- Sekolah di Pamekasan tetap jalankan program makan mandiri meski ada MBG, karena wali murid sepakat melanjutkan kebijakan.
- Program ini disukai karena menu bervariasi, fleksibel untuk alergi, bahan segar, dan makan bersama tiap pagi pukul 09.00 di sekolah.
- Dengan iuran Rp5.000 per siswa, program ini hemat, jadi pengganti uang jajan, tanpa kantin, dan didukung subsidi silang untuk keluarga kurang mampu.
Suara.com - Di tengah gencarnya sosialisasi program Makan Bergizi Gratis (MBG) yang dicanangkan pemerintah, sebuah lembaga pendidikan di Kelurahan Juncangcang, Pamekasan, Madura, mengambil sikap yang unik.
Lembaga yang menaungi Kelompok Bermain (KB) Raudhatul Athfal (RA) Insan Cendikia dan MI Alquran Internasional (MIQI) Darussalam ini dengan mantap memilih untuk melanjutkan program makan mandiri yang telah mereka jalankan selama tiga tahun terakhir.
Keputusan ini bukanlah bentuk penolakan mentah-mentah terhadap inisiatif pemerintah, melainkan hasil dari musyawarah yang melibatkan seluruh wali murid.
Suherman, perwakilan dari lembaga tersebut, menjelaskan bahwa ketika tawaran program MBG muncul, pihak sekolah segera mengumpulkan para orang tua untuk berdiskusi.
"Kami memberikan pilihan kepada wali murid: apakah kita akan beralih ke program pemerintah atau tetap melanjutkan program makan yang sudah berjalan di sekolah. Ternyata, secara aklamasi, mereka lebih memilih program kami dilanjutkan," ungkap Suherman kepada wartawan belum lama ini.
Kepercayaan wali murid ini bukan tanpa alasan. Program makan di sekolah tersebut telah terbukti efektif dan disukai oleh para siswa. Setiap hari tepat pukul 09.00, seluruh siswa berkumpul untuk menikmati hidangan bersama.
Menu yang disajikan sangat bervariasi, dengan jadwal yang telah disusun rapi untuk satu bulan penuh, memastikan asupan gizi yang seimbang dan tidak monoton.
Keunggulan lain dari program mandiri ini adalah fleksibilitasnya. Pihak sekolah sangat memperhatikan kondisi setiap anak.

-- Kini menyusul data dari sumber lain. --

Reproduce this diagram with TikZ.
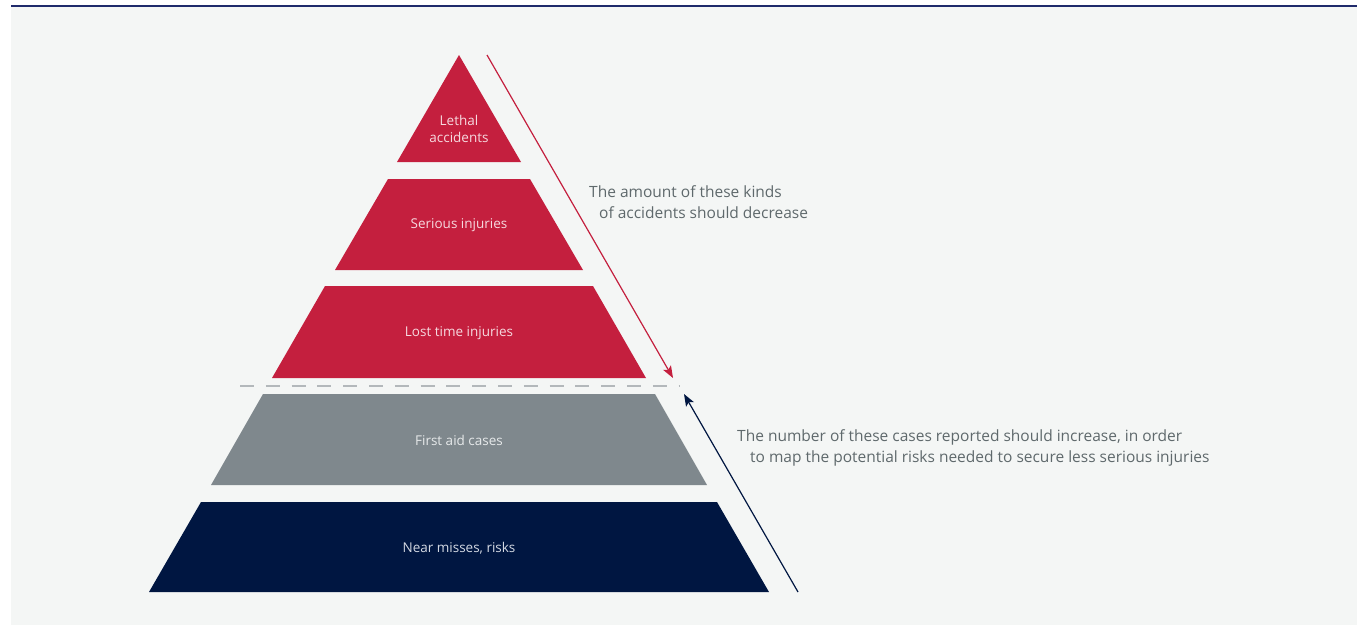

"Kami sangat fleksibel. Jika ada siswa yang memiliki alergi terhadap lauk atau masakan tertentu, kami akan segera menyesuaikan menunya sesuai kebutuhan anak tersebut," jelas Suherman.
Baca Juga: Pendidikan dr. Tan Shot Yendan, Berani Kritik Program MBG Tak Bergizi Seimbang
Kualitas makanan juga menjadi prioritas utama. Semua bahan pokok dipastikan segar dan diolah pada pagi hari, sehingga saat disajikan, makanan masih dalam kondisi hangat dan menggugah selera.
"Mungkin ini salah satu faktor utama mengapa wali murid begitu yakin untuk melanjutkan program ini," tambahnya.
Dari segi pendanaan, program ini didukung oleh iuran harian sebesar Rp 5.000 per siswa.
Angka ini, menurut Suherman, telah disepakati bersama dan justru dianggap lebih hemat.

Iuran tersebut berfungsi sebagai pengganti uang jajan, karena sekolah secara konsisten menerapkan kebijakan tanpa kantin dan melarang siswa membeli jajanan di lingkungan sekolah.
"Sejak awal berdiri, kami berkomitmen untuk mengontrol asupan anak-anak dengan tidak menyediakan kantin.
Iuran Rp 5.000 ini pada dasarnya adalah alih fungsi dari uang saku mereka untuk sesuatu yang lebih sehat dan terjamin," katanya.
Selama tiga tahun berjalan, tidak pernah ada keluhan dari orang tua terkait iuran ini.
Sistem pembayaran yang fleksibel, baik harian maupun bulanan, serta adanya subsidi silang bagi keluarga yang mengalami kesulitan finansial, menjadikan program ini solusi yang inklusif dan diterima dengan baik oleh seluruh komunitas sekolah.